Wednesday, September 23, 2009

*smacks head*

AHHH!!!! STEPH! THIS ISN'T THE TIME TO BE ALL DOWN AND MOODY AND DEPRESSED!! PEOPLE NEED TO BE ENCOURAGED OUT THEREE! UGHH STOP WASTING YOUR LIFE BY WALLOWING IN SELF PITY! ALRIGHT! C'MON ON WORLD! I AIN'T GONNA HAND GOD'S CHILDREN OVER TO YOU TO BE TRAMPLED OVER! I SHALL TRIUMPH WITH THE HELP OF THE HOLY SPIRIT....OKAY I SOMEHOW FEEEL A BIT RENERGIZED...

I reject

Hmm..thinking about it, I refuse to think I'm burnout...call it denial BUT, I still was able to do all of the things I wanted to, I had the energy...I only didn't plan the having a lot of relationship problems factored in...otherwise I think I wouldn't be feeling this way...
ooohh! another revelation
yeah since I've put so much energy into the events I did in the summer, plus my energy was drained by my friends(not blaming them) but if I had healthy friendships, I would have been able to gain some energy back...but since I didn't really have friends to give back...I was left with nothing...I guess it's always good to store some emergency energy...hehe...

there's my revelation of the day...
I notice I think clearer when I'm at school, I know it's because it's away from the city...Satan sure has a very strong hold on SF and I feel when I go back to SF, I feel depressed, unmotivated, lazy, etc....
then when I'm at San Mateo I feel like I'm seeing for the first time and the chains are broken...
of course the further away, the better....
okay enough crazy talk from me...=]

Summer is fading...

Man I need to blog more!
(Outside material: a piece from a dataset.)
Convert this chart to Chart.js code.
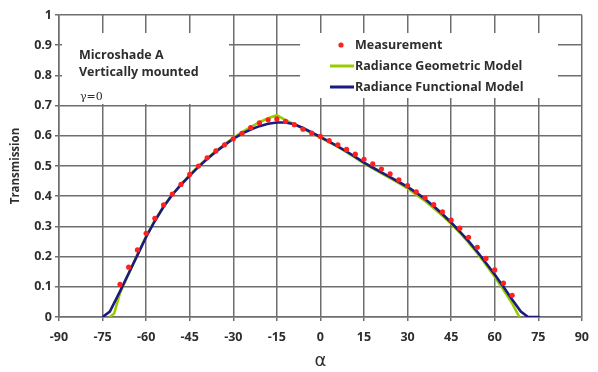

I think it helps me sort out my thoughts and such...
So my minds a mess now and I feel like I have mind lag...or something...like jetlag but lagging in the area of responding to people and thinking clearly...
Well the past weeks have been more of a crash and burn with my soul...

and I don't think I want to help anyone anymore....let's see who are my real friends who would stick with me even if I have nothing to offer them...I'm going to try to be careful around one way friendships....I'm pretty tired of a lot of things right now, Well I'll bet I won't have much to worry about because as of my current status...I am slowly losing all of my friends...
What else can I do except to hold on to the one REAL thing more tightly than before?